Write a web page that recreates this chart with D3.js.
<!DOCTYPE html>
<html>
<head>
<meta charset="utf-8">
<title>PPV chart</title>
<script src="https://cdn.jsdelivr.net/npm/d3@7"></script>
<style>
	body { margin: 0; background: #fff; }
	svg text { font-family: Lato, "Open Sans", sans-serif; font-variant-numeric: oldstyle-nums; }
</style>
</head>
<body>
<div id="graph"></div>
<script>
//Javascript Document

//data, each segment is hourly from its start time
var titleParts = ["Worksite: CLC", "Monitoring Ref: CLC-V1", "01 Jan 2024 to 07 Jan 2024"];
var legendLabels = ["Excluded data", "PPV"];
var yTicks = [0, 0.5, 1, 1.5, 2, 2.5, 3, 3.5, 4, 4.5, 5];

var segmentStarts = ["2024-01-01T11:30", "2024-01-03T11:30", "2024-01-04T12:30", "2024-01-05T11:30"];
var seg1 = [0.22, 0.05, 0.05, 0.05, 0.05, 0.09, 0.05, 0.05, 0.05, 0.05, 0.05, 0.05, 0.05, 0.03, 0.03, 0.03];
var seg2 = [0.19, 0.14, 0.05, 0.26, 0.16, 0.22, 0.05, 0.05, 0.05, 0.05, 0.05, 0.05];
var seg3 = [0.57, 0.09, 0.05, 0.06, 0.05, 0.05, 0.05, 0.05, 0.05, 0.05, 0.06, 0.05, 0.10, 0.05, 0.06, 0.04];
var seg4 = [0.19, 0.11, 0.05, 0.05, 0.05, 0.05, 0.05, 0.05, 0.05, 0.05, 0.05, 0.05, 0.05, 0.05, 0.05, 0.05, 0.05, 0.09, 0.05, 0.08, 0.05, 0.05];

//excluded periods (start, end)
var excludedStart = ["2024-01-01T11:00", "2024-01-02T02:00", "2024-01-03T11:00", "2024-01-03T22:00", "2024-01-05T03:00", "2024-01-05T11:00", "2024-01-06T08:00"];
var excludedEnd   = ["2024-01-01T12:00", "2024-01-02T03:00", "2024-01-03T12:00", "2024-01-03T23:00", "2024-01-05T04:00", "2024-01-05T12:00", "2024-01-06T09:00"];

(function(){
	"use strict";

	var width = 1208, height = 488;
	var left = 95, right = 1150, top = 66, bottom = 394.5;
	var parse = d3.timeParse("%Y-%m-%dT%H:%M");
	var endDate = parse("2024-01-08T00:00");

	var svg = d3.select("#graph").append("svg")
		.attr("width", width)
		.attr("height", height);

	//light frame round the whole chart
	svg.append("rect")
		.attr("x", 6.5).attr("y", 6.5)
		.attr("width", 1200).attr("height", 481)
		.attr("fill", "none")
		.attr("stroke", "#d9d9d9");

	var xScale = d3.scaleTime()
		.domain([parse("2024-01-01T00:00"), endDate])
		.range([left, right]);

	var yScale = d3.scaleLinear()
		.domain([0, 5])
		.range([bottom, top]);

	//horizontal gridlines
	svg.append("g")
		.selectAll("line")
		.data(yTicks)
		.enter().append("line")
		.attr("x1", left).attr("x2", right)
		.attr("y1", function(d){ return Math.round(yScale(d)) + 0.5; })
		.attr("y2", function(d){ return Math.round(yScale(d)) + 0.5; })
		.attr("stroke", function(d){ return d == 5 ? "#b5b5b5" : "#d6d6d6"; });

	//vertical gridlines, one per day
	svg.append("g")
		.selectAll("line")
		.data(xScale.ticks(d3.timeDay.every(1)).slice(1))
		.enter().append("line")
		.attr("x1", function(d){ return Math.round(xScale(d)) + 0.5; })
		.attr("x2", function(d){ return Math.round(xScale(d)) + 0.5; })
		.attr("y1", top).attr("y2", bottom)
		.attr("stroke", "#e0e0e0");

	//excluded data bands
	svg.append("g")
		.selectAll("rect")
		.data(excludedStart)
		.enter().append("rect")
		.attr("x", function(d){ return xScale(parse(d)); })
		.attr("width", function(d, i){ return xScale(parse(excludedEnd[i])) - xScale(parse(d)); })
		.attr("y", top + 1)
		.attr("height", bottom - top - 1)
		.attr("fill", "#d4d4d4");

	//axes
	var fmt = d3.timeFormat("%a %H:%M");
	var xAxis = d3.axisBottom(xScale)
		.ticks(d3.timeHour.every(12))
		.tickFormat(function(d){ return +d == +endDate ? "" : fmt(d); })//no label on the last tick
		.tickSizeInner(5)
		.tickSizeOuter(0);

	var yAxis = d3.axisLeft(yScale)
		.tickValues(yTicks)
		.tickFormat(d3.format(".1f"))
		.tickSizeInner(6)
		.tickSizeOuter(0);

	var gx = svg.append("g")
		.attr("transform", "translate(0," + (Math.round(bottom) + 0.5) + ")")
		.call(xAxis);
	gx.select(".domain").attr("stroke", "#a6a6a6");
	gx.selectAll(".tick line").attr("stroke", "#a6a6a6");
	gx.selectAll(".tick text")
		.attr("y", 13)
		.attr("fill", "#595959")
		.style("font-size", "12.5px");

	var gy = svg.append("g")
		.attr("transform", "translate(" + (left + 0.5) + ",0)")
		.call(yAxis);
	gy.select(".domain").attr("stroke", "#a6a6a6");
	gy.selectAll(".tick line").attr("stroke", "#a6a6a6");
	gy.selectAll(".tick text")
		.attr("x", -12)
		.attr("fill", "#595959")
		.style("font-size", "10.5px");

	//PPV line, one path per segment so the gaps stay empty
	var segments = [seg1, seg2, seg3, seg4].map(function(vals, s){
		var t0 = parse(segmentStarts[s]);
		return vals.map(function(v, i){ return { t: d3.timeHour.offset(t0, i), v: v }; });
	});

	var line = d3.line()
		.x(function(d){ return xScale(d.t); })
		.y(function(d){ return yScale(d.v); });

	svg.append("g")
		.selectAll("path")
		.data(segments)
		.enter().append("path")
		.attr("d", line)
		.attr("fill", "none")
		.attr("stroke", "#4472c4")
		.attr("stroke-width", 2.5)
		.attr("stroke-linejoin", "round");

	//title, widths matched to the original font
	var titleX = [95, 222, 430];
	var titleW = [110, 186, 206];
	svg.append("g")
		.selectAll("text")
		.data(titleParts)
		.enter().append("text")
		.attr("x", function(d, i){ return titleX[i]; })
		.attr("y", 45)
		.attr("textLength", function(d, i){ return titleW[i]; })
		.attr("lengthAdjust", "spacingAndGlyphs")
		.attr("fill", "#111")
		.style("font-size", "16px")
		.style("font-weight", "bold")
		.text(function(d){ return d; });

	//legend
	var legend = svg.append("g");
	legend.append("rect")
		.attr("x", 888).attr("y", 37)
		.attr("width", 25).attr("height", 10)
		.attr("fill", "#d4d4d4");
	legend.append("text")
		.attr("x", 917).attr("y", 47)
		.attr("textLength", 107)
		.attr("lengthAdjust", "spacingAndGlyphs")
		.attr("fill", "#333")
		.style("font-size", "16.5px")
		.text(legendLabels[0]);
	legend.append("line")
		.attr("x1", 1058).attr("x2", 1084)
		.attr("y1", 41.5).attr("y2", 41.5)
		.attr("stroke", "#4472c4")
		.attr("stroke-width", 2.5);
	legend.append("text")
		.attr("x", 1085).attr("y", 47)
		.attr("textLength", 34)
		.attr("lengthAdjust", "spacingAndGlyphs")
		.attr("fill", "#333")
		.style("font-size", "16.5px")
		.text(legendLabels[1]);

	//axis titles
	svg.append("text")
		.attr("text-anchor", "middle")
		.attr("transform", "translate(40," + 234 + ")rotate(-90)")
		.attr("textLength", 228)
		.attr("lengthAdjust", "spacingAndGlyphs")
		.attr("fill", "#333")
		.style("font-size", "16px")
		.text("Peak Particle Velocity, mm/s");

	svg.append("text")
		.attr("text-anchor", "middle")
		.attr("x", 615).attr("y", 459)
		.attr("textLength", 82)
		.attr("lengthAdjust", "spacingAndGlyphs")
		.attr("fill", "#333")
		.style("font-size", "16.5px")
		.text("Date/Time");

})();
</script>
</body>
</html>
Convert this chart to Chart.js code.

##########

In the data above, how many lines contain the string "chart"? Answer with the number only.

4